Objective >> Each entry below is to be given again word for word, with no pictures.

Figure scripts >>
-.-.-
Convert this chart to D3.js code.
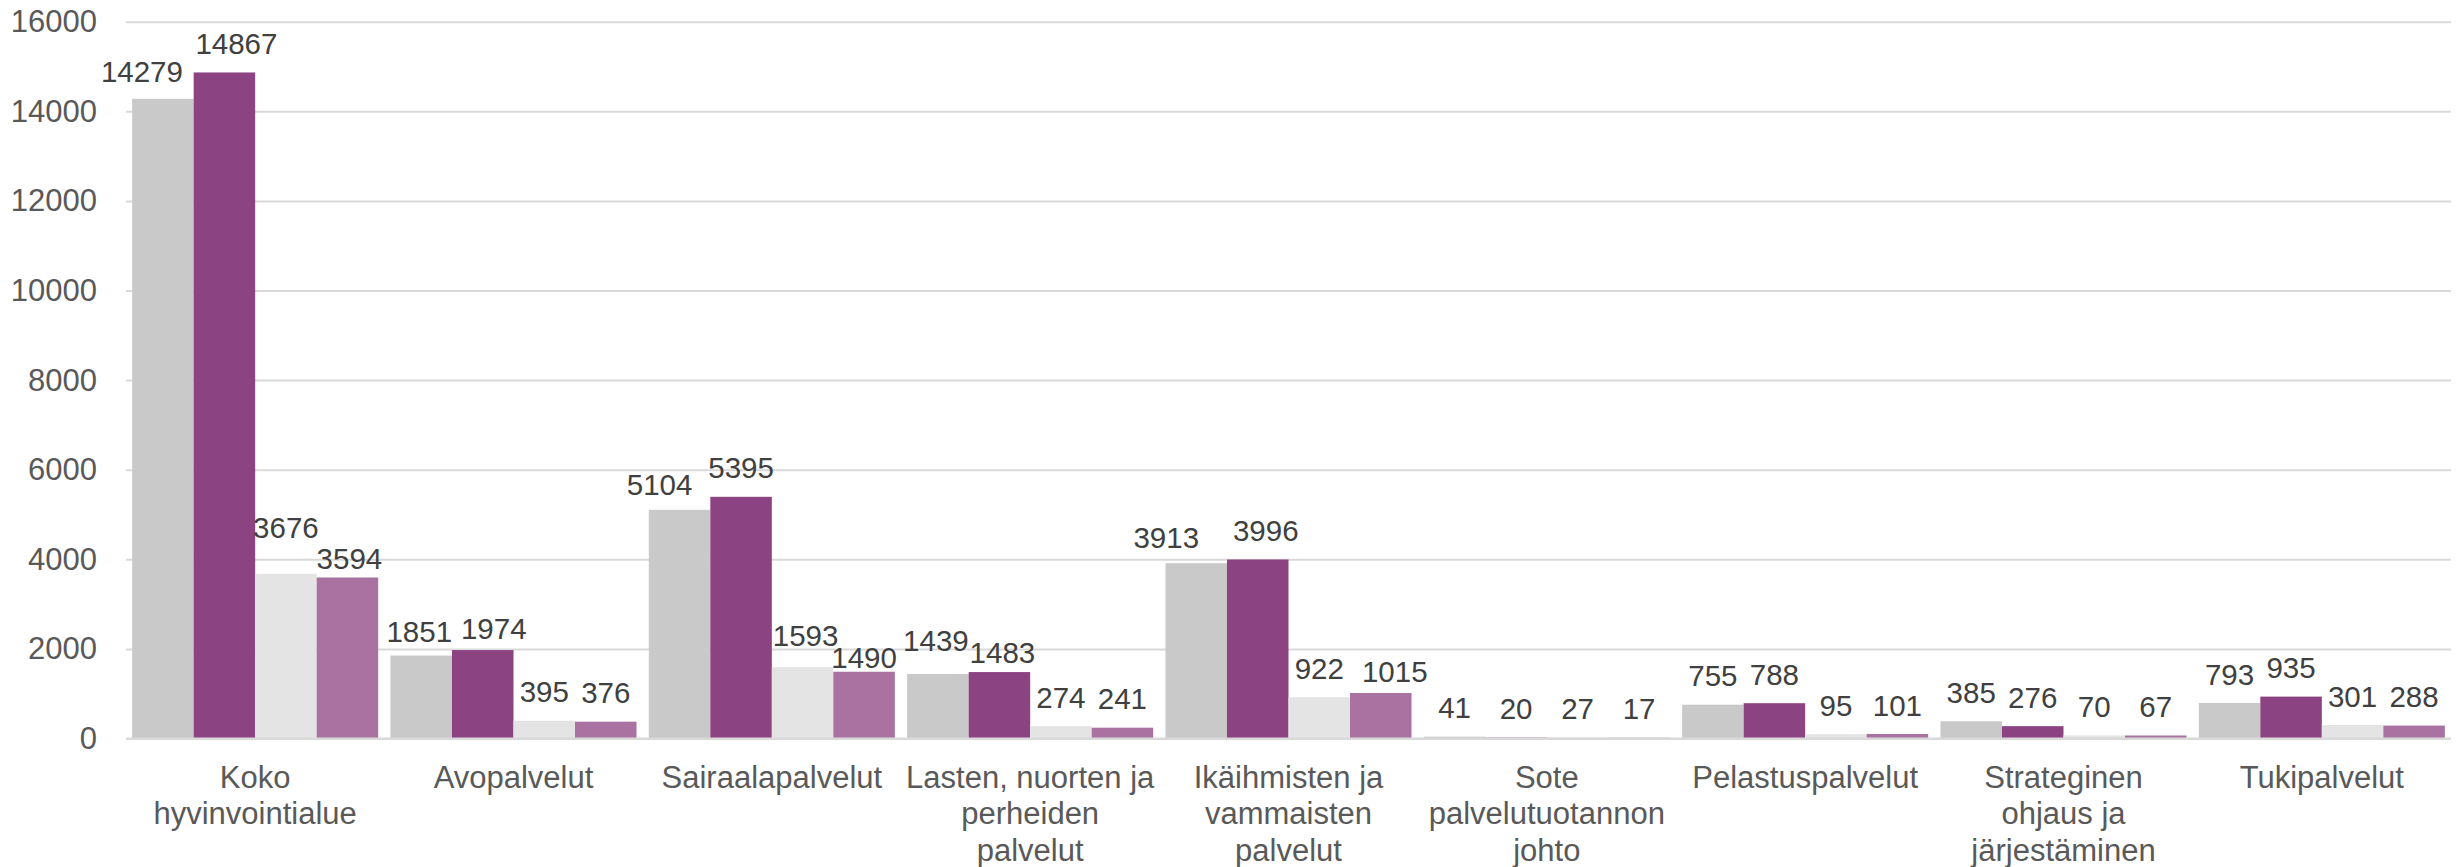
<!DOCTYPE html>
<html>
<head>
<meta charset="utf-8">
<script src="https://cdn.jsdelivr.net/npm/d3@7"></script>
<style>
  body { margin: 0; background: #fff; }
  svg { display: block; font-family: "Liberation Sans", Arial, sans-serif; }
</style>
</head>
<body>
<svg width="2464" height="867"></svg>
<script>
// categories (line breaks as in the original axis)
var categories = [
  "Koko\nhyvinvointialue",
  "Avopalvelut",
  "Sairaalapalvelut",
  "Lasten, nuorten ja\nperheiden\npalvelut",
  "Ikäihmisten ja\nvammaisten\npalvelut",
  "Sote\npalvelutuotannon\njohto",
  "Pelastuspalvelut",
  "Strateginen\nohjaus ja\njärjestäminen",
  "Tukipalvelut"
];

var series1 = [14279, 1851, 5104, 1439, 3913, 41, 755, 385, 793];
var series2 = [14867, 1974, 5395, 1483, 3996, 20, 788, 276, 935];
var series3 = [3676, 395, 1593, 274, 922, 27, 95, 70, 301];
var series4 = [3594, 376, 1490, 241, 1015, 17, 101, 67, 288];

var yTicks = [0, 2000, 4000, 6000, 8000, 10000, 12000, 14000, 16000];

var seriesKeys = ["s1", "s2", "s3", "s4"];
var colors = ["#c9c9c9", "#8c4382", "#e4e4e4", "#a972a1"];

// hand-moved data labels in the original [dx, dy]
var labelNudge = {
  "0-0": [-21, 2], "0-1": [12, 0], "0-2": [0, -17], "0-3": [2, 10],
  "1-0": [-2, 5], "1-1": [11, 7],
  "2-0": [-20, 4], "2-2": [3, -3], "2-3": [0, 15],
  "3-0": [-2, -5], "3-1": [3, 9],
  "4-0": [-30, 3], "4-1": [8, 0], "4-3": [14, 7]
};

var data = categories.map(function(c, i) {
  return { cat: c, s1: series1[i], s2: series2[i], s3: series3[i], s4: series4[i] };
});

var svg = d3.select("svg"),
    margin = {top: 21.7, right: 13, bottom: 128.5, left: 126},
    width = +svg.attr("width") - margin.left - margin.right,
    height = +svg.attr("height") - margin.top - margin.bottom;

var g = svg.append("g").attr("transform", "translate(" + margin.left + "," + margin.top + ")");

var x0 = d3.scaleBand().domain(categories).range([0, width]).padding(0);
var gap = 12.3;
var x1 = d3.scaleBand().domain(seriesKeys).range([gap / 2, x0.bandwidth() - gap / 2]).padding(0);
var y = d3.scaleLinear().domain([0, 16000]).range([height, 0]);

// gridlines + y labels
var yAxis = g.append("g")
    .call(d3.axisLeft(y).tickValues(yTicks).tickFormat(d3.format("d")).tickSize(-width).tickPadding(29));
yAxis.select(".domain").remove();
yAxis.selectAll(".tick line").attr("stroke", "#d9d9d9").attr("stroke-width", 2);
yAxis.selectAll(".tick text")
    .attr("fill", "#595959")
    .style("font-size", "31px");

// bars
var groups = g.selectAll(".grp")
  .data(data)
  .enter().append("g")
    .attr("class", "grp")
    .attr("transform", function(d) { return "translate(" + x0(d.cat) + ",0)"; });

groups.selectAll("rect")
  .data(function(d, i) { return seriesKeys.map(function(k, j) { return {key: k, j: j, i: i, value: d[k]}; }); })
  .enter().append("rect")
    .attr("x", function(d) { return x1(d.key); })
    .attr("y", function(d) { return y(d.value); })
    .attr("width", x1.bandwidth())
    .attr("height", function(d) { return height - y(d.value); })
    .attr("fill", function(d) { return colors[d.j]; });

// baseline
g.append("line")
    .attr("x1", 0).attr("x2", width)
    .attr("y1", height).attr("y2", height)
    .attr("stroke", "#d9d9d9").attr("stroke-width", 2);

// data labels
groups.selectAll("text.val")
  .data(function(d, i) { return seriesKeys.map(function(k, j) { return {key: k, j: j, i: i, value: d[k]}; }); })
  .enter().append("text")
    .attr("class", "val")
    .attr("text-anchor", "middle")
    .attr("fill", "#404040")
    .style("font-size", "29.5px")
    .attr("x", function(d) {
      var n = labelNudge[d.i + "-" + d.j] || [0, 0];
      return x1(d.key) + x1.bandwidth() / 2 + n[0];
    })
    .attr("y", function(d) {
      var n = labelNudge[d.i + "-" + d.j] || [0, 0];
      return y(d.value) - 29 + n[1];
    })
    .attr("dy", "0.36em")
    .text(function(d) { return d.value; });

// category axis
var xAxis = g.append("g")
    .attr("transform", "translate(0," + height + ")")
    .call(d3.axisBottom(x0).tickSize(0).tickPadding(0));
xAxis.select(".domain").remove();
xAxis.selectAll(".tick text").each(function(d) {
  var t = d3.select(this).text(null).attr("y", 0).attr("dy", null)
      .attr("fill", "#595959").style("font-size", "31px");
  d.split("\n").forEach(function(line, k) {
    t.append("tspan")
      .attr("x", 0)
      .attr("y", 38.2 + k * 36.5)
      .attr("dy", "0.36em")
      .text(line);
  });
});
</script>
</body>
</html>
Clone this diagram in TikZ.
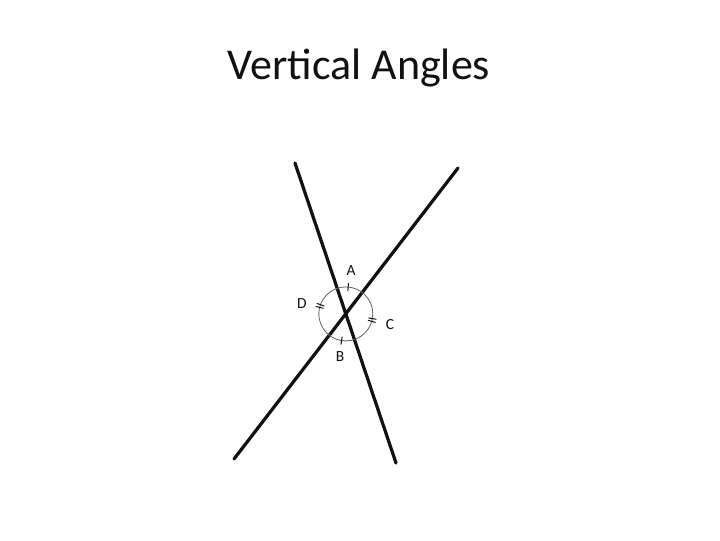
\documentclass[tikz,border=0pt]{standalone}
\usepackage{fontspec}
\setmainfont{Carlito}
\usepackage{tikz}
\usetikzlibrary{calc}
\definecolor{ink}{HTML}{111111}
\definecolor{ringgray}{HTML}{666666}

\begin{document}
\begin{tikzpicture}[
    x=0.025cm, y=-0.025cm,
    every node/.style={font=\fontsize{11}{13}\selectfont, color=ink},
    lineseg/.style={line width=2.3pt, color=ink, line cap=round},
    ring/.style={line width=0.6pt, color=ringgray},
    tick/.style={line width=0.7pt, color=ink}
]
\useasboundingbox (0,0) rectangle (720,540);

% Title
\node (title) at (359,68) {\fontsize{31.3}{36}\selectfont Vertical Angles};

% Line end points
\coordinate (p1) at (295,163);
\coordinate (p2) at (396,463);
\coordinate (q1) at (458,168);
\coordinate (q2) at (234,459);
\coordinate (O) at (345.8,313.9);

% Lines
\draw[lineseg] (p1) -- (p2);
\draw[lineseg] (q1) -- (q2);

% Angle circle
\draw[ring] (O) circle[radius=27];

% Tick marks
\draw[tick] ($(O)+(-85:23)$) -- ($(O)+(-85:31)$);
\draw[tick] ($(O)+(99:23)$) -- ($(O)+(99:31)$);
\foreach \a in {-160,-166} {
  \draw[tick] ($(O)+(\a:23)$) -- ($(O)+(\a:31)$);
}
\foreach \a in {10,16} {
  \draw[tick] ($(O)+(\a:23)$) -- ($(O)+(\a:31)$);
}

% Labels
\node (lblA) at (351,271) {A};
\node (lblB) at (340,357) {B};
\node (lblC) at (390,325) {C};
\node (lblD) at (302,304) {D};

\end{tikzpicture}
\end{document}
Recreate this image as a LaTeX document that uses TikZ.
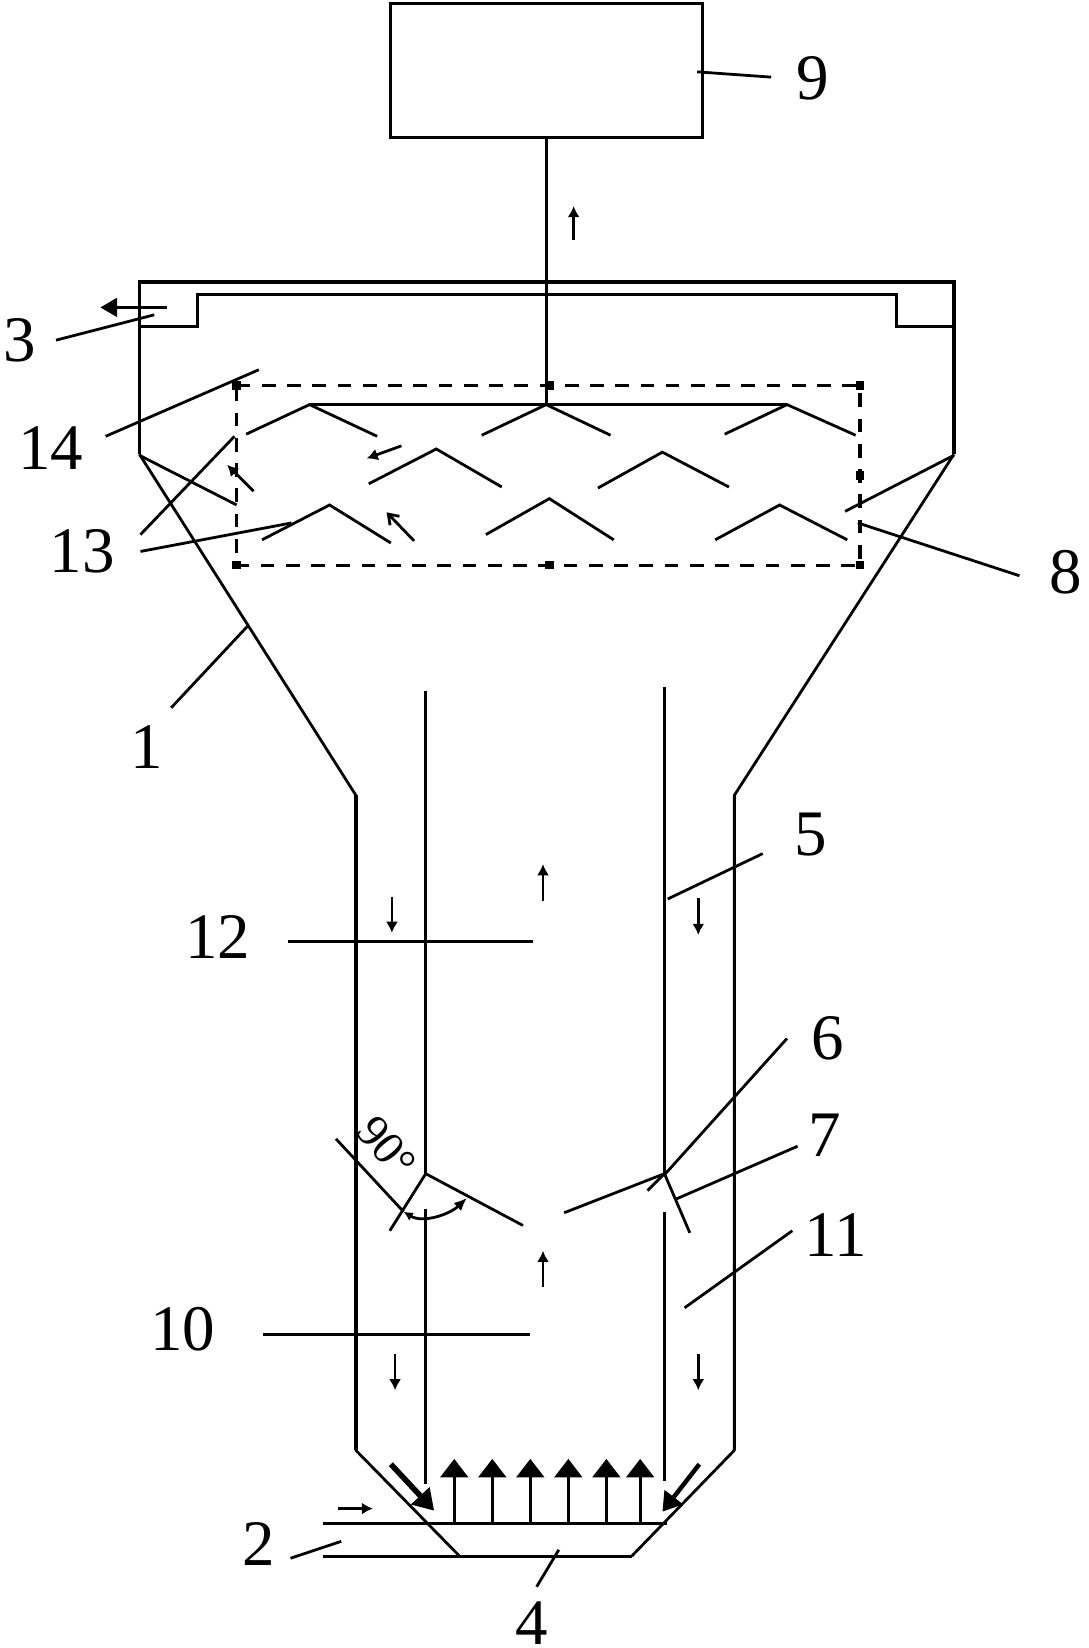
-.-.-
Full output >>
Convert this chart to D3.js code.
<!DOCTYPE html>
<html>
<head>
<meta charset="utf-8">
<script src="https://cdn.jsdelivr.net/npm/d3@7"></script>
<style>
  body { margin: 0; background: #fff; }
  svg { display: block; font-family: "Liberation Sans", Arial, sans-serif; }
</style>
</head>
<body>
<svg width="2464" height="867"></svg>
<script>
// categories (line breaks as in the original axis)
var categories = [
  "Koko\nhyvinvointialue",
  "Avopalvelut",
  "Sairaalapalvelut",
  "Lasten, nuorten ja\nperheiden\npalvelut",
  "Ikäihmisten ja\nvammaisten\npalvelut",
  "Sote\npalvelutuotannon\njohto",
  "Pelastuspalvelut",
  "Strateginen\nohjaus ja\njärjestäminen",
  "Tukipalvelut"
];

var series1 = [14279, 1851, 5104, 1439, 3913, 41, 755, 385, 793];
var series2 = [14867, 1974, 5395, 1483, 3996, 20, 788, 276, 935];
var series3 = [3676, 395, 1593, 274, 922, 27, 95, 70, 301];
var series4 = [3594, 376, 1490, 241, 1015, 17, 101, 67, 288];

var yTicks = [0, 2000, 4000, 6000, 8000, 10000, 12000, 14000, 16000];

var seriesKeys = ["s1", "s2", "s3", "s4"];
var colors = ["#c9c9c9", "#8c4382", "#e4e4e4", "#a972a1"];

// hand-moved data labels in the original [dx, dy]
var labelNudge = {
  "0-0": [-21, 2], "0-1": [12, 0], "0-2": [0, -17], "0-3": [2, 10],
  "1-0": [-2, 5], "1-1": [11, 7],
  "2-0": [-20, 4], "2-2": [3, -3], "2-3": [0, 15],
  "3-0": [-2, -5], "3-1": [3, 9],
  "4-0": [-30, 3], "4-1": [8, 0], "4-3": [14, 7]
};

var data = categories.map(function(c, i) {
  return { cat: c, s1: series1[i], s2: series2[i], s3: series3[i], s4: series4[i] };
});

var svg = d3.select("svg"),
    margin = {top: 21.7, right: 13, bottom: 128.5, left: 126},
    width = +svg.attr("width") - margin.left - margin.right,
    height = +svg.attr("height") - margin.top - margin.bottom;

var g = svg.append("g").attr("transform", "translate(" + margin.left + "," + margin.top + ")");

var x0 = d3.scaleBand().domain(categories).range([0, width]).padding(0);
var gap = 12.3;
var x1 = d3.scaleBand().domain(seriesKeys).range([gap / 2, x0.bandwidth() - gap / 2]).padding(0);
var y = d3.scaleLinear().domain([0, 16000]).range([height, 0]);

// gridlines + y labels
var yAxis = g.append("g")
    .call(d3.axisLeft(y).tickValues(yTicks).tickFormat(d3.format("d")).tickSize(-width).tickPadding(29));
yAxis.select(".domain").remove();
yAxis.selectAll(".tick line").attr("stroke", "#d9d9d9").attr("stroke-width", 2);
yAxis.selectAll(".tick text")
    .attr("fill", "#595959")
    .style("font-size", "31px");

// bars
var groups = g.selectAll(".grp")
  .data(data)
  .enter().append("g")
    .attr("class", "grp")
    .attr("transform", function(d) { return "translate(" + x0(d.cat) + ",0)"; });

groups.selectAll("rect")
  .data(function(d, i) { return seriesKeys.map(function(k, j) { return {key: k, j: j, i: i, value: d[k]}; }); })
  .enter().append("rect")
    .attr("x", function(d) { return x1(d.key); })
    .attr("y", function(d) { return y(d.value); })
    .attr("width", x1.bandwidth())
    .attr("height", function(d) { return height - y(d.value); })
    .attr("fill", function(d) { return colors[d.j]; });

// baseline
g.append("line")
    .attr("x1", 0).attr("x2", width)
    .attr("y1", height).attr("y2", height)
    .attr("stroke", "#d9d9d9").attr("stroke-width", 2);

// data labels
groups.selectAll("text.val")
  .data(function(d, i) { return seriesKeys.map(function(k, j) { return {key: k, j: j, i: i, value: d[k]}; }); })
  .enter().append("text")
    .attr("class", "val")
    .attr("text-anchor", "middle")
    .attr("fill", "#404040")
    .style("font-size", "29.5px")
    .attr("x", function(d) {
      var n = labelNudge[d.i + "-" + d.j] || [0, 0];
      return x1(d.key) + x1.bandwidth() / 2 + n[0];
    })
    .attr("y", function(d) {
      var n = labelNudge[d.i + "-" + d.j] || [0, 0];
      return y(d.value) - 29 + n[1];
    })
    .attr("dy", "0.36em")
    .text(function(d) { return d.value; });

// category axis
var xAxis = g.append("g")
    .attr("transform", "translate(0," + height + ")")
    .call(d3.axisBottom(x0).tickSize(0).tickPadding(0));
xAxis.select(".domain").remove();
xAxis.selectAll(".tick text").each(function(d) {
  var t = d3.select(this).text(null).attr("y", 0).attr("dy", null)
      .attr("fill", "#595959").style("font-size", "31px");
  d.split("\n").forEach(function(line, k) {
    t.append("tspan")
      .attr("x", 0)
      .attr("y", 38.2 + k * 36.5)
      .attr("dy", "0.36em")
      .text(line);
  });
});
</script>
</body>
</html>
Clone this diagram in TikZ.
\documentclass[tikz,border=0pt]{standalone}
\usepackage{fontspec}
\setmainfont{Carlito}
\usepackage{tikz}
\usetikzlibrary{calc}
\definecolor{ink}{HTML}{111111}
\definecolor{ringgray}{HTML}{666666}

\begin{document}
\begin{tikzpicture}[
    x=0.025cm, y=-0.025cm,
    every node/.style={font=\fontsize{11}{13}\selectfont, color=ink},
    lineseg/.style={line width=2.3pt, color=ink, line cap=round},
    ring/.style={line width=0.6pt, color=ringgray},
    tick/.style={line width=0.7pt, color=ink}
]
\useasboundingbox (0,0) rectangle (720,540);

% Title
\node (title) at (359,68) {\fontsize{31.3}{36}\selectfont Vertical Angles};

% Line end points
\coordinate (p1) at (295,163);
\coordinate (p2) at (396,463);
\coordinate (q1) at (458,168);
\coordinate (q2) at (234,459);
\coordinate (O) at (345.8,313.9);

% Lines
\draw[lineseg] (p1) -- (p2);
\draw[lineseg] (q1) -- (q2);

% Angle circle
\draw[ring] (O) circle[radius=27];

% Tick marks
\draw[tick] ($(O)+(-85:23)$) -- ($(O)+(-85:31)$);
\draw[tick] ($(O)+(99:23)$) -- ($(O)+(99:31)$);
\foreach \a in {-160,-166} {
  \draw[tick] ($(O)+(\a:23)$) -- ($(O)+(\a:31)$);
}
\foreach \a in {10,16} {
  \draw[tick] ($(O)+(\a:23)$) -- ($(O)+(\a:31)$);
}

% Labels
\node (lblA) at (351,271) {A};
\node (lblB) at (340,357) {B};
\node (lblC) at (390,325) {C};
\node (lblD) at (302,304) {D};

\end{tikzpicture}
\end{document}
Recreate this image as a LaTeX document that uses TikZ.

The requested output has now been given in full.